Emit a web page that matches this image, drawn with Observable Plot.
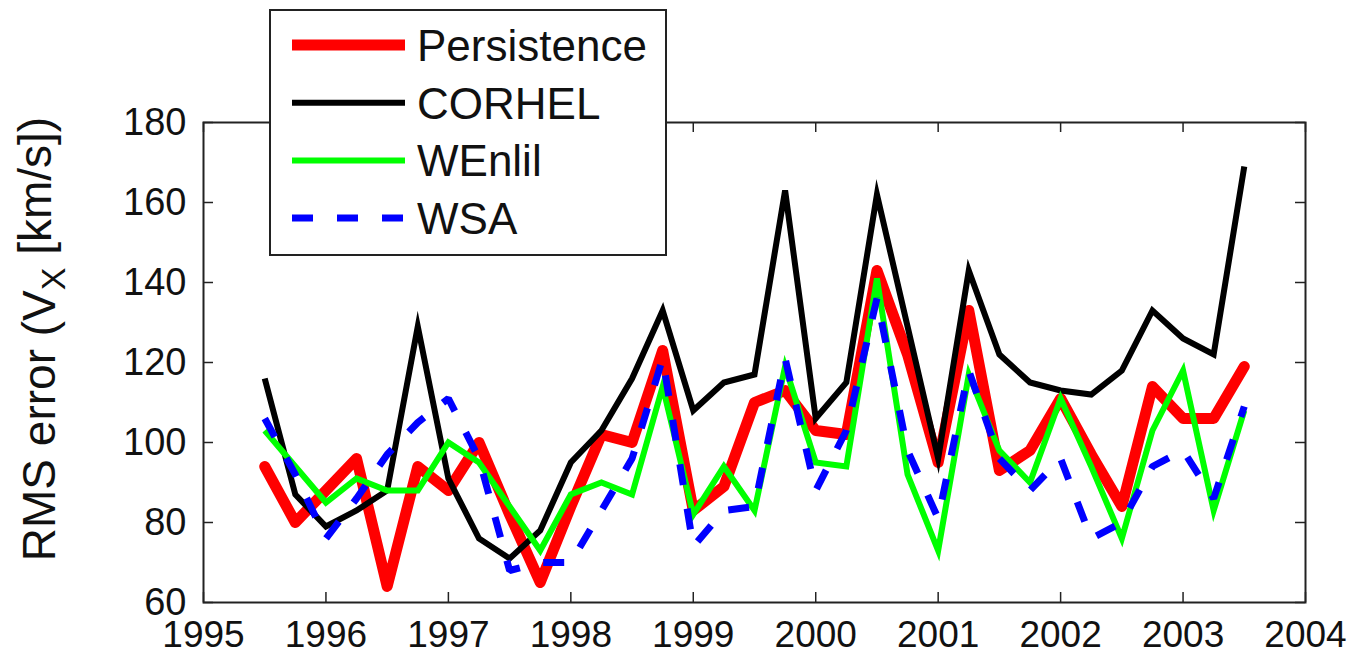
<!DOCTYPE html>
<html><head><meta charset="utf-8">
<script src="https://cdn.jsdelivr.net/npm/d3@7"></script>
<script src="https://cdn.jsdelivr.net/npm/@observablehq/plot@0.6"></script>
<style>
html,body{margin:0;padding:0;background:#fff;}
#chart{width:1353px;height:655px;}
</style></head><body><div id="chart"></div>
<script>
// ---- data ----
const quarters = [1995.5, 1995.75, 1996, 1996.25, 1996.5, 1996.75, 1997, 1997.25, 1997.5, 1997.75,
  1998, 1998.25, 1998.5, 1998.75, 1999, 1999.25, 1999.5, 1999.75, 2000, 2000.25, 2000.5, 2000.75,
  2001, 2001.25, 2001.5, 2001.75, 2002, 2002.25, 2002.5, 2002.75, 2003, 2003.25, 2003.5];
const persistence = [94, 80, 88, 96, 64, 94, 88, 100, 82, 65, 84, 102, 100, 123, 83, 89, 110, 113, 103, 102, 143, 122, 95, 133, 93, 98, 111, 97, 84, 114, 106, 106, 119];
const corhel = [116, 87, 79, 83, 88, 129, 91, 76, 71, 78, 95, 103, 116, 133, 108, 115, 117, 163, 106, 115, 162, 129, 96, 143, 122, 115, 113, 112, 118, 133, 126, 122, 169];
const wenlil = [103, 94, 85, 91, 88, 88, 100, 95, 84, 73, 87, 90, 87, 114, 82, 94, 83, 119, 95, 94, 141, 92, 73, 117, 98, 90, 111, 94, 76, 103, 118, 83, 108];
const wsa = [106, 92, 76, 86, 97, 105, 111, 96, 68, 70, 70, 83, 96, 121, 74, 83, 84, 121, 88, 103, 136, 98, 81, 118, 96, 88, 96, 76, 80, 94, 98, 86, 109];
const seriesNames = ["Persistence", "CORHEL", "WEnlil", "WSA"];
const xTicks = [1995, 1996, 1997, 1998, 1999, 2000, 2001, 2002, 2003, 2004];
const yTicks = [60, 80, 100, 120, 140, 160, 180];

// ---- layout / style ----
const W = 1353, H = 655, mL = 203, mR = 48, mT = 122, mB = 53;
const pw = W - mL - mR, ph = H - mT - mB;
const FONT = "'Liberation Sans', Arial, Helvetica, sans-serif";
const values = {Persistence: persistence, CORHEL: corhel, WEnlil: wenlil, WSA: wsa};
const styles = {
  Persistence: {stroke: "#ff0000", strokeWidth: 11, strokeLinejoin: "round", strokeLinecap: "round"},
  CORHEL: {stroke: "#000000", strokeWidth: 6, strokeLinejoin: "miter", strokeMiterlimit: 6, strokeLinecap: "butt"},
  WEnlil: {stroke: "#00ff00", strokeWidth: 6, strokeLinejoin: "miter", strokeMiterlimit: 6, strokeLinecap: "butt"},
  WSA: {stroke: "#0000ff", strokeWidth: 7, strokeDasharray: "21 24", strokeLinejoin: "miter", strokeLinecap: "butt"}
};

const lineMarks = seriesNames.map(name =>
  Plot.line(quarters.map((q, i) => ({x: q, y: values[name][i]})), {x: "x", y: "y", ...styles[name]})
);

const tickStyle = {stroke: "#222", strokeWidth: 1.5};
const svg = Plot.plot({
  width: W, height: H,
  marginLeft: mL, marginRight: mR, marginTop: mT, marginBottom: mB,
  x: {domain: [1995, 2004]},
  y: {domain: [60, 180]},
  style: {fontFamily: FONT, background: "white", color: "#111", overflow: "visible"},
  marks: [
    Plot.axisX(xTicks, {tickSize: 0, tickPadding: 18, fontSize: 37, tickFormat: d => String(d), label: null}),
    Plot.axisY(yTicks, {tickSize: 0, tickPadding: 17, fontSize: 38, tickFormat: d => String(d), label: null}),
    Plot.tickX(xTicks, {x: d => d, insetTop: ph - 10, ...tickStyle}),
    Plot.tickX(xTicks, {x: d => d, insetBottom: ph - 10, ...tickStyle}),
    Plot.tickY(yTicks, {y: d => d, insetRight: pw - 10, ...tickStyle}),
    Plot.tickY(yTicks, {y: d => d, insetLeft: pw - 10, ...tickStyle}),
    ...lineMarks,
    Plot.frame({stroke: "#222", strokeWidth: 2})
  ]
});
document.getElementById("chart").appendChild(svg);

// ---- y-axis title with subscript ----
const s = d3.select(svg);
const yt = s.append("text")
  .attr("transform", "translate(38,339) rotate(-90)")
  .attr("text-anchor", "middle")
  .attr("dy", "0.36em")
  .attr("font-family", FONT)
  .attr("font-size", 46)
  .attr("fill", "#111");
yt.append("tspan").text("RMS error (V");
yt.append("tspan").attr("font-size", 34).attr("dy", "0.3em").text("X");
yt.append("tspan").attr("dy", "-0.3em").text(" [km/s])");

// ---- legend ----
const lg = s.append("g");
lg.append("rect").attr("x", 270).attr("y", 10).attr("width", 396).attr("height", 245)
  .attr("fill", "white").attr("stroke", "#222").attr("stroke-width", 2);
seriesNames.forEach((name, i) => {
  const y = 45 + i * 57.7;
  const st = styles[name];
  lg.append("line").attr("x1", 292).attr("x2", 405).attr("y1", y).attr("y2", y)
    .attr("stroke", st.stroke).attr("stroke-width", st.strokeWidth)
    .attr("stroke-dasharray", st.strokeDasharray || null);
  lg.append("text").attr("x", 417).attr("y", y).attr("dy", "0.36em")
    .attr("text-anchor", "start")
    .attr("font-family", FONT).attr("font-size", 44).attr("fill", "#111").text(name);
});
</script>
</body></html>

...

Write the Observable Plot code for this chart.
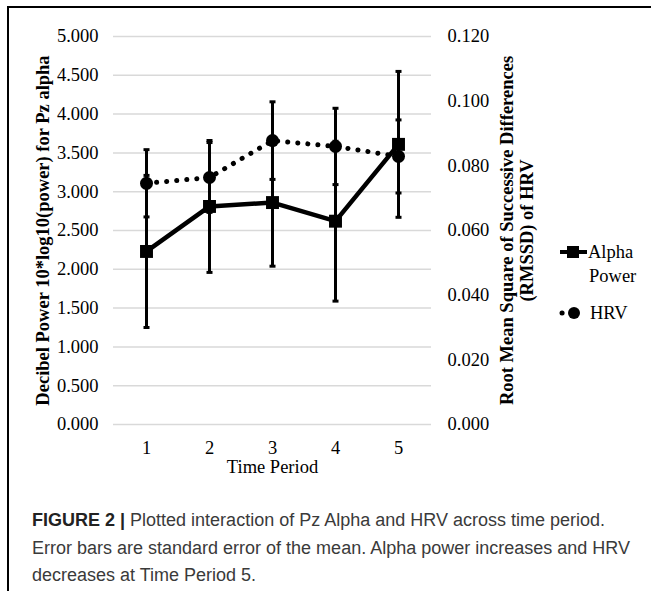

...

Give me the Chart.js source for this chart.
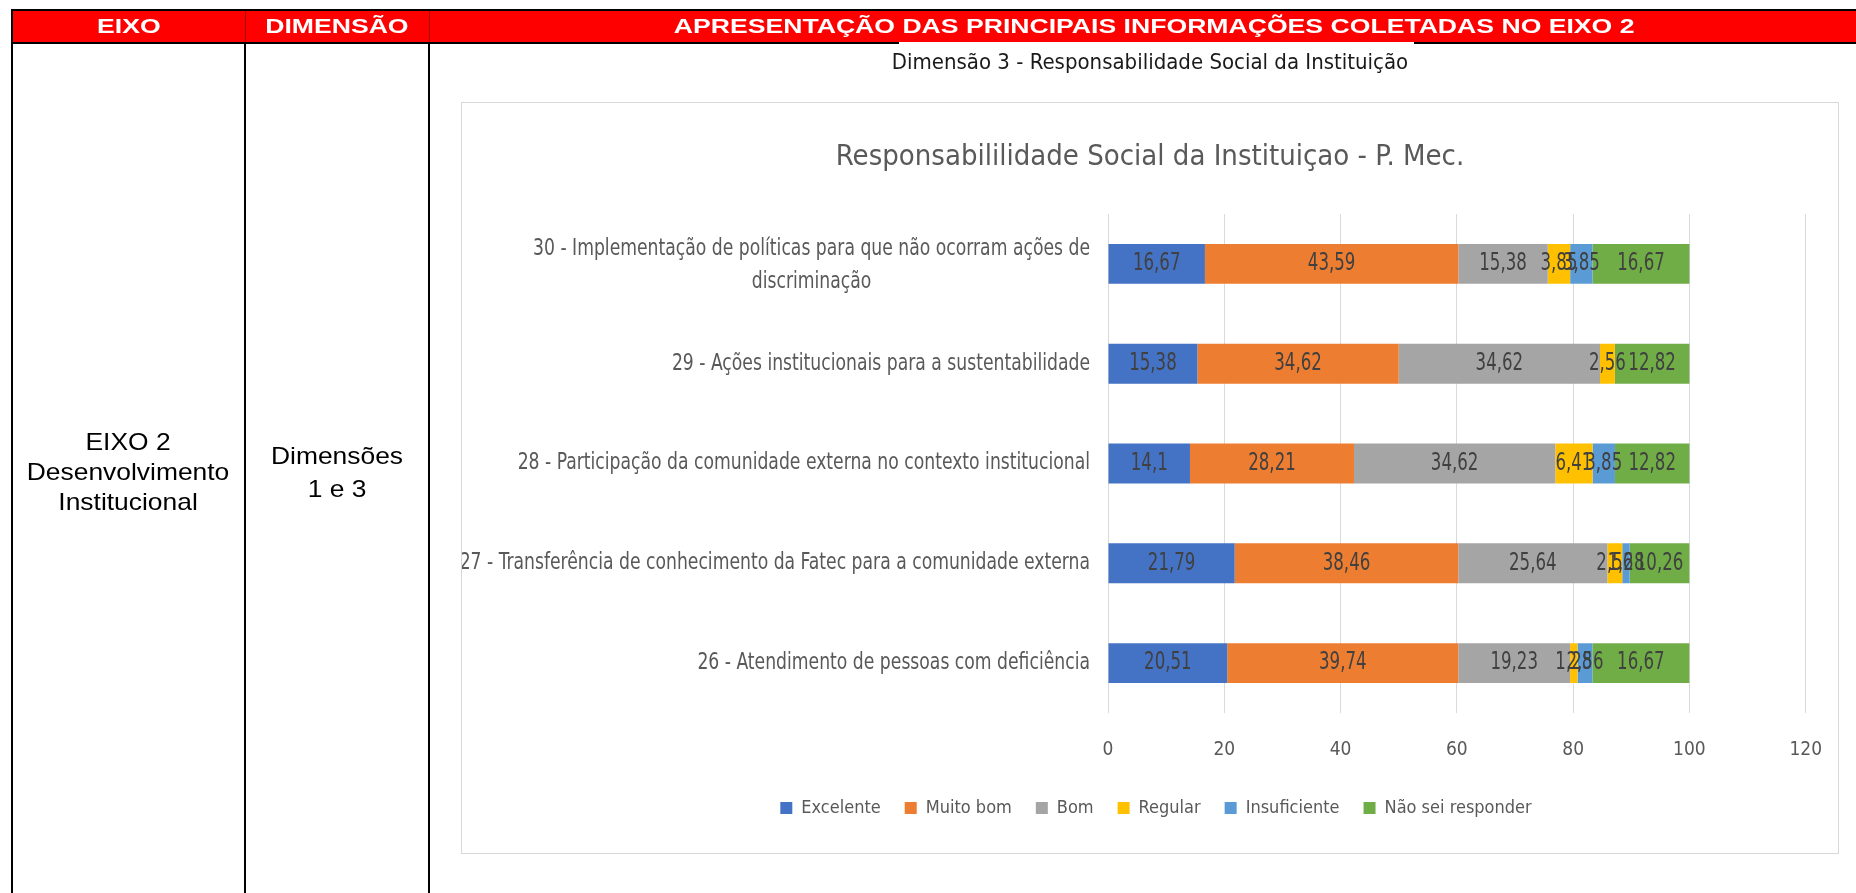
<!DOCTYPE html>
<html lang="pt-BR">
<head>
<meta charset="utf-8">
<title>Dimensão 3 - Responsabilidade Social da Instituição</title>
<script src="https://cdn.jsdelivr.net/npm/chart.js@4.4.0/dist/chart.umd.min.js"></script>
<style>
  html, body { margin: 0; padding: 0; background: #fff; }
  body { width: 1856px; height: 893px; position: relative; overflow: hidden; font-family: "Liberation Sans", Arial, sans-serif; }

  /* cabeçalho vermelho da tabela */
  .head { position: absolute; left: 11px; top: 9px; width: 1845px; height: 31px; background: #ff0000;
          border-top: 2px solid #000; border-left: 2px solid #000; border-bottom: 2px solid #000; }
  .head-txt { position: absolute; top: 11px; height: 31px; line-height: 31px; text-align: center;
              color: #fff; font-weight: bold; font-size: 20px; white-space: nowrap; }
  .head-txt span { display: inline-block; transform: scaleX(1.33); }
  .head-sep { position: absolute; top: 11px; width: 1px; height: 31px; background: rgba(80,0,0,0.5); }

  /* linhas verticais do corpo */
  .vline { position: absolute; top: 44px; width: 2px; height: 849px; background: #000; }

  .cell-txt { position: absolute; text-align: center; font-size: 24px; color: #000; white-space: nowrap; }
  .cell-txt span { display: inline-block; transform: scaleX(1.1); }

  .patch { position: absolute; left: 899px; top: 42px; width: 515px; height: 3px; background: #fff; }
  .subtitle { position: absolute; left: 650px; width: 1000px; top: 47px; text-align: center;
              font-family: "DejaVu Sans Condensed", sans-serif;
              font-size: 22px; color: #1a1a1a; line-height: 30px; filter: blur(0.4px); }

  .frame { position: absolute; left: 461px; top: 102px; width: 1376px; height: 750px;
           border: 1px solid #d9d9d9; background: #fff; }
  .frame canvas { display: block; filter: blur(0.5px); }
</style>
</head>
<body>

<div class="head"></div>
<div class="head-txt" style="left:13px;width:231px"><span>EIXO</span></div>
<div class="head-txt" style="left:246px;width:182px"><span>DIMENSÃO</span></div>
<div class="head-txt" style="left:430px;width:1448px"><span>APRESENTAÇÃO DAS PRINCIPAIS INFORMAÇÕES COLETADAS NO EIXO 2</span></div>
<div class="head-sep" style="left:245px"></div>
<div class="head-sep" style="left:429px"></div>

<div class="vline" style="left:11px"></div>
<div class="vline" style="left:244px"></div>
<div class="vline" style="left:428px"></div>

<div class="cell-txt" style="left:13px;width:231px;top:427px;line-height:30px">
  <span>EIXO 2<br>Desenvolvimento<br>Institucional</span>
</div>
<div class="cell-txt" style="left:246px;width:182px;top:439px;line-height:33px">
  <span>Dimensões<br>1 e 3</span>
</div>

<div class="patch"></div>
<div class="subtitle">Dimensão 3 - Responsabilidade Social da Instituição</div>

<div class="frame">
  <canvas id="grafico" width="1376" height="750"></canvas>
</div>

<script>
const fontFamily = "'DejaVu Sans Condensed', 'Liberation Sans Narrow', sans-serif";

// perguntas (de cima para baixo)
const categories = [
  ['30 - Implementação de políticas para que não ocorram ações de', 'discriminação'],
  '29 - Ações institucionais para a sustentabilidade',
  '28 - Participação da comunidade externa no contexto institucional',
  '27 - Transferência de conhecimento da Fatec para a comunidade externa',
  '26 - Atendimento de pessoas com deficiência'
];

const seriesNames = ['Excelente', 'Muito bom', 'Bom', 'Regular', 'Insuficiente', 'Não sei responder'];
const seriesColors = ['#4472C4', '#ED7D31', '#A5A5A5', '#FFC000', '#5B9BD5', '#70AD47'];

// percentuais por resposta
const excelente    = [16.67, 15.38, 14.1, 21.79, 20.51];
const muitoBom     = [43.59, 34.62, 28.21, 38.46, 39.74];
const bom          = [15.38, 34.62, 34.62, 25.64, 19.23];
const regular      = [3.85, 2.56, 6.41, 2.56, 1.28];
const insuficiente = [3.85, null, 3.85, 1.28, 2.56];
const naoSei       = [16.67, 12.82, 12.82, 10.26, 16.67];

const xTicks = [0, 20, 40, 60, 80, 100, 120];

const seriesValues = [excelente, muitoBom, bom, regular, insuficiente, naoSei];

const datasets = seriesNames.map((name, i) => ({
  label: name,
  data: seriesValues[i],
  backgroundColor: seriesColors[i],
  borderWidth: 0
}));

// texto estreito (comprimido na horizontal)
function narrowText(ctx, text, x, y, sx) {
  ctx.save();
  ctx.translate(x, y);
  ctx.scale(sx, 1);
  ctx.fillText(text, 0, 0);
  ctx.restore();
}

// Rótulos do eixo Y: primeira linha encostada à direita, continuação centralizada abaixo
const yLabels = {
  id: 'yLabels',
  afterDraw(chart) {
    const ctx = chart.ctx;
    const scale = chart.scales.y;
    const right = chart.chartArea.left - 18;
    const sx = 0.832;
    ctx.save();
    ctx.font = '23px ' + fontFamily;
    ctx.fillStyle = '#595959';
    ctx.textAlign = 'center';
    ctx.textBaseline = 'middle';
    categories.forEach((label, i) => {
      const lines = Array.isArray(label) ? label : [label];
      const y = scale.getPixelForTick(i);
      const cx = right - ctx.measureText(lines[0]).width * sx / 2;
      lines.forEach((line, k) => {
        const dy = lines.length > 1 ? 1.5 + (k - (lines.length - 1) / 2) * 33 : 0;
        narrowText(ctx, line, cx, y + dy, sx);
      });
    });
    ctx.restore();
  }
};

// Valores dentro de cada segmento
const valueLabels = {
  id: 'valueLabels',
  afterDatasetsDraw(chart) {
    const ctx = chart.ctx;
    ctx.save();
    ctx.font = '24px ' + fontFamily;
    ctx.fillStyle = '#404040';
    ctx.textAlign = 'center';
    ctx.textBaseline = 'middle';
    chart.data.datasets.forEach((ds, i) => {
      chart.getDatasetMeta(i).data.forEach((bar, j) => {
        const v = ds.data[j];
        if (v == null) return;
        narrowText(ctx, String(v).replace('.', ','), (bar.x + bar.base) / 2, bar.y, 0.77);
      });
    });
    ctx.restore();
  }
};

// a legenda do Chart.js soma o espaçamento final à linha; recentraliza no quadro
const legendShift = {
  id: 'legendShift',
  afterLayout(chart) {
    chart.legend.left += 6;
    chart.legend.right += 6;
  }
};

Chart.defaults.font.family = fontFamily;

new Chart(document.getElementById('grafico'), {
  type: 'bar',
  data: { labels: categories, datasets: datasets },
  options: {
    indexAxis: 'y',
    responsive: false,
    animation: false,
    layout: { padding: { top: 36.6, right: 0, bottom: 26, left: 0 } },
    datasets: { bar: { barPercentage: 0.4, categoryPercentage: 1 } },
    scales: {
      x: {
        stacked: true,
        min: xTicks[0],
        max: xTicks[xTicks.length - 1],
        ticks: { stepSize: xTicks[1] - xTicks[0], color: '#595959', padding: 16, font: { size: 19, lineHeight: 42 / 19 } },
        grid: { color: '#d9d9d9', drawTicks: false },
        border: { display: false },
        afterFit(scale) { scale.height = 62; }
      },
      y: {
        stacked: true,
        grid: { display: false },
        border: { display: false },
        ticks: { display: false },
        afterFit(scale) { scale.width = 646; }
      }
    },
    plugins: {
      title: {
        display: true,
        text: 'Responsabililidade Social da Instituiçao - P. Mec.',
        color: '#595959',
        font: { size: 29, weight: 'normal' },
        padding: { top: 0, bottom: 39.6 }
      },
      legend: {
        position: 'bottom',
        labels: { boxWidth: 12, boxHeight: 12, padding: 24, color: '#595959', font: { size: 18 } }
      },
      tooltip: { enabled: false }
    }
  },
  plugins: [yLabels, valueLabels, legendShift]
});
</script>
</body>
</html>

▶ _WHAT YOU HAVE TO DO_: Leave out the pictures, and copy only the lines from the one holding "Give me the Chart.js source for this chart." through the one holding "inline-block; transform: scaleX(1.1);", exactly as written.

▶ _SOLUTION FOR THIS TASK_:
Give me the Chart.js source for this chart.
<!DOCTYPE html>
<html lang="pt-BR">
<head>
<meta charset="utf-8">
<title>Dimensão 3 - Responsabilidade Social da Instituição</title>
<script src="https://cdn.jsdelivr.net/npm/chart.js@4.4.0/dist/chart.umd.min.js"></script>
<style>
  html, body { margin: 0; padding: 0; background: #fff; }
  body { width: 1856px; height: 893px; position: relative; overflow: hidden; font-family: "Liberation Sans", Arial, sans-serif; }

  /* cabeçalho vermelho da tabela */
  .head { position: absolute; left: 11px; top: 9px; width: 1845px; height: 31px; background: #ff0000;
          border-top: 2px solid #000; border-left: 2px solid #000; border-bottom: 2px solid #000; }
  .head-txt { position: absolute; top: 11px; height: 31px; line-height: 31px; text-align: center;
              color: #fff; font-weight: bold; font-size: 20px; white-space: nowrap; }
  .head-txt span { display: inline-block; transform: scaleX(1.33); }
  .head-sep { position: absolute; top: 11px; width: 1px; height: 31px; background: rgba(80,0,0,0.5); }

  /* linhas verticais do corpo */
  .vline { position: absolute; top: 44px; width: 2px; height: 849px; background: #000; }

  .cell-txt { position: absolute; text-align: center; font-size: 24px; color: #000; white-space: nowrap; }
  .cell-txt span { display: inline-block; transform: scaleX(1.1); }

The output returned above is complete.